Manufacturing turning into wholesaling
Breaking the number down by sector also provides some insights. Japanese companies in the UK who are manufacturers are the biggest group, despite the UK’s heavily services oriented economy. Their numbers have dropped 22% from 2014 to 2019, from 417 to 326. Conversely, the number in the wholesale and retail sector has increased 44% from 112 to 161. The changes in the two sectors may be related, as Oki, Sony DADC, Tamura, Keihin, Nicera, Zeon Chemicals and Maruwa stopped production in the UK during this period but remained as wholesalers in the UK. Financial services companies, traditionally a UK strength, fell by a third from from 114 to 75, which is surprising considering they were active pre-Brexit in acquisitions, but perhaps again reflects some Brexit-related consolidation and divestment. Closures we are aware of include MC Asset Management, Speedloan Finance, Okasan Securities, Nomura Alternative Investment Management, Sumitomo Mitsui Asset Management.

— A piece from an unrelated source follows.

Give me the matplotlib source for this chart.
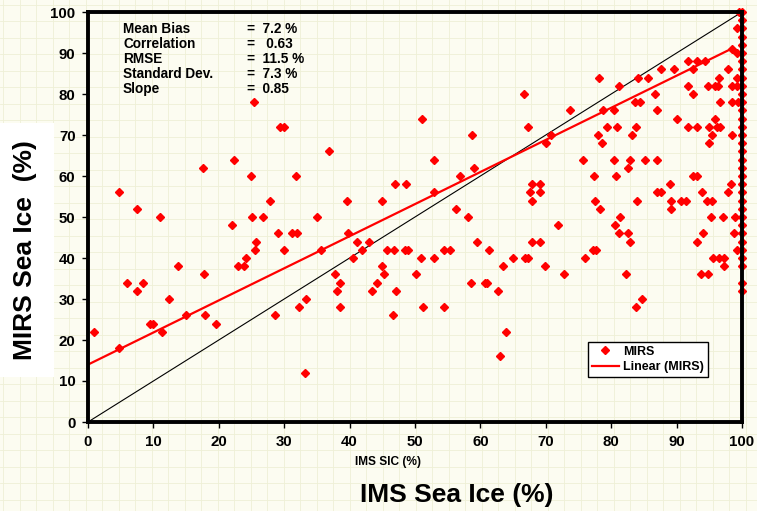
import numpy as np
import matplotlib
matplotlib.use("Agg")
import matplotlib.pyplot as plt

plt.rcParams['font.family'] = ['Liberation Sans', 'DejaVu Sans']
plt.rcParams['font.weight'] = 'bold'

# scatter points: IMS SIC (x) vs MIRS SIC (y)
ims_sic = [0.9, 4.8, 4.8, 6, 7.5, 7.5, 8.4, 9.5, 10, 11, 11.3, 12.4, 13.8, 15, 17.6, 17.7, 17.9, 19.6,
           22, 22.3, 22.9, 23.8, 24.2, 24.9, 25.1, 25.4, 25.5, 25.7, 26.8, 27.8, 28.6, 29.1, 29.3, 30,
           30, 31.2, 31.8, 32, 32.2, 33.3, 33.2, 35, 35.6, 36.9, 37.8, 38.1, 38.5, 38.5, 39.6, 39.8,
           40.5, 41.1, 41.9, 43, 43.4, 44.2, 45, 45, 45.3, 45.7, 46.6, 46.8, 46.9, 47.1, 48.5, 48.6,
           48.9, 50.2, 50.9, 51.1, 51.2, 52.9, 52.9, 52.9, 54.4, 54.4, 55.4, 56.3, 56.9, 58.1, 58.6,
           58.7, 59, 59.5, 60.7, 61, 61.3, 62.7, 63, 63.5, 63.9, 65,
           66.7, 66.8, 67.3, 67.3, 67.6, 67.9, 67.9, 67.9, 69.1, 69.1, 69.1, 69.9, 70, 70.8, 71.9,
           72.8, 73.7, 75.7, 76, 77.4, 77.2, 77.7, 77.5, 78, 78.1, 78.3, 78.6, 78.8, 79.4, 80.4, 80.4,
           80.6, 80.7, 80.9, 81.2, 81.2, 81.3, 82.3, 82.6, 82.6, 82.9, 82.9, 83.2, 83.6, 83.8, 83.8,
           83.9, 84.1, 84.4, 84.7, 85.2, 85.6, 86.7, 87, 87, 87, 87.6, 87.6, 89, 89.1, 89.1, 89.6, 90,
           90.7, 91.4, 91.7, 91.7, 91.7, 92.5, 92.5, 92.5, 93.1, 93.1, 93.1, 93.1, 93.7, 93.9, 94,
           94.3, 94.6, 94.8, 94.8, 95, 95, 95.2, 95.4, 95.4, 95.6, 95.9, 95.9, 96.2, 96.3, 96.5, 96.5,
           96.6, 96.6, 97.1, 97.2, 97.2, 97.9, 97.9, 98.3, 98.5, 98.5, 98.5, 98.5, 98.8, 98.9, 99.2,
           99.2, 99.2, 99.2, 99.2, 99.4, 99.5]
mirs_sic = [22, 18, 56, 34, 32, 52, 34, 24, 24, 50, 22, 30, 38, 26, 62, 36, 26, 24,
            48, 64, 38, 38, 40, 60, 50, 78, 42, 44, 50, 54, 26, 46, 72, 72,
            42, 46, 60, 46, 28, 30, 12, 50, 42, 66, 36, 32, 34, 28, 54, 46,
            40, 44, 42, 44, 32, 34, 54, 38, 36, 42, 26, 42, 58, 32, 42, 58,
            42, 36, 40, 74, 28, 64, 56, 40, 42, 28, 42, 52, 60, 50, 34,
            70, 62, 44, 34, 34, 42, 32, 16, 38, 22, 40,
            80, 40, 40, 72, 56, 58, 54, 44, 58, 56, 44, 38, 68, 70, 48,
            36, 76, 64, 40, 60, 42, 42, 54, 70, 84, 52, 68, 76, 72, 76, 64,
            48, 60, 72, 82, 46, 50, 36, 62, 46, 64, 44, 70, 78, 72, 28,
            54, 84, 78, 30, 64, 84, 80, 76, 64, 56, 56, 86, 58, 54, 52, 86, 74,
            54, 54, 88, 82, 72, 86, 80, 60, 88, 72, 60, 44, 36, 56, 46,
            88, 54, 82, 36, 72, 68, 50, 70, 54, 40, 82, 74, 72, 82, 84, 40,
            78, 72, 50, 40, 38, 86, 56, 58, 91, 82, 78, 70, 46, 50, 96,
            90, 84, 82, 42, 78, 100]

# points stacked at IMS = 100 %
mirs_at_100 = [100, 98, 96, 94, 92, 90, 88, 86, 84, 82, 80, 78, 76, 74, 72, 70, 68, 66, 64, 62,
               60, 58, 56, 54, 52, 50, 48, 46, 44, 42, 40, 38, 34, 32]
ims_at_100 = [100] * len(mirs_at_100)

# linear trend line ends
fit_x = [0, 98.6]
fit_y = [14, 91.2]

stats_names = ['Mean Bias', 'Correlation', 'RMSE', 'Standard Dev.', 'Slope']
stats_values = ['=  7.2 %', '=   0.63', '=  11.5 %', '=  7.3 %', '=  0.85']

W, H = 757, 511
fig = plt.figure(figsize=(W / 100, H / 100), dpi=100)
fig.patch.set_facecolor('#fcfcf1')

# faint graph-paper background
bg = fig.add_axes([0, 0, 1, 1], zorder=-5)
bg.set_xlim(0, W)
bg.set_ylim(H, 0)
bg.axis('off')
for gx in np.arange(3, W, 16.5):
    bg.axvline(gx, color='#eef0d6', lw=0.6)
for gy in np.arange(5, H, 16.5):
    bg.axhline(gy, color='#eef0d6', lw=0.6)

ax = fig.add_axes([88 / W, 1 - 422 / H, 654 / W, 410 / H])
ax.set_facecolor('none')

ax.plot([0, 100], [0, 100], color='black', lw=0.8, zorder=2)
ax.plot(ims_sic + ims_at_100, mirs_sic + mirs_at_100, linestyle='none', marker='D',
        markersize=4.1, color='#ff0000', label='MIRS', zorder=3, clip_on=False)
ax.plot(fit_x, fit_y, color='#ff0000', lw=1.6, label='Linear (MIRS)', zorder=4)

ax.set_xlim(0, 100)
ax.set_ylim(0, 100)
ax.set_xticks(np.arange(0, 101, 10))
ax.set_yticks(np.arange(0, 101, 10))
ax.tick_params(labelsize=10.8, length=4, width=1, direction='out', pad=5)
for lab in ax.get_xticklabels() + ax.get_yticklabels():
    lab.set_fontweight('bold')
for sp in ax.spines.values():
    sp.set_linewidth(2.8)
    sp.set_zorder(5)

leg = ax.legend(loc='upper left', bbox_to_anchor=(0.7645, 0.195), fontsize=9,
                fancybox=False, edgecolor='black', framealpha=1, borderpad=0.3,
                handlelength=2.2, handletextpad=0.3, labelspacing=0.25, borderaxespad=0)
leg.get_frame().set_linewidth(1.0)
leg.get_frame().set_facecolor('white')
for t in leg.get_texts():
    t.set_fontweight('bold')

# statistics block
rows_y = [29, 44, 59, 74, 89]
for name, val, py in zip(stats_names, stats_values, rows_y):
    fig.text(123 / W, 1 - py / H, name, fontsize=9.8, fontweight='bold', va='center', ha='left')
    fig.text(247 / W, 1 - py / H, val, fontsize=9.8, fontweight='bold', va='center', ha='left')

fig.text(388 / W, 1 - 462 / H, 'IMS SIC (%)', fontsize=8.6, fontweight='bold', ha='center', va='center')
fig.text(457 / W, 1 - 495 / H, 'IMS Sea Ice (%)', fontsize=19, fontweight='bold', ha='center', va='center')
fig.text(25 / W, 1 - 250 / H, 'MIRS Sea Ice  (%)', fontsize=19, fontweight='bold', rotation=90,
         ha='center', va='center',
         bbox=dict(facecolor='white', edgecolor='none', pad=12))

fig.savefig('out.png', dpi=100, facecolor=fig.get_facecolor())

The sectors where there have been significant jumps in investors show where Japanese corporate interest in the UK now is. The number of Japanese utilities companies investing in the UK rose 120% from 10 to 22 and in the lifestyle and leisure sector by 289% from 9 to 35 – some new entrants we have been aware of the past couple of years in these two categories have been Hakutsuru Sake, MTG, Asahi Premium Brands, JERA Power, Nippon LP Resources, DTM Renewables and Sojitz Energy. The majority of “new” Japanese companies in the UK over the past five years were the result of acquisitions.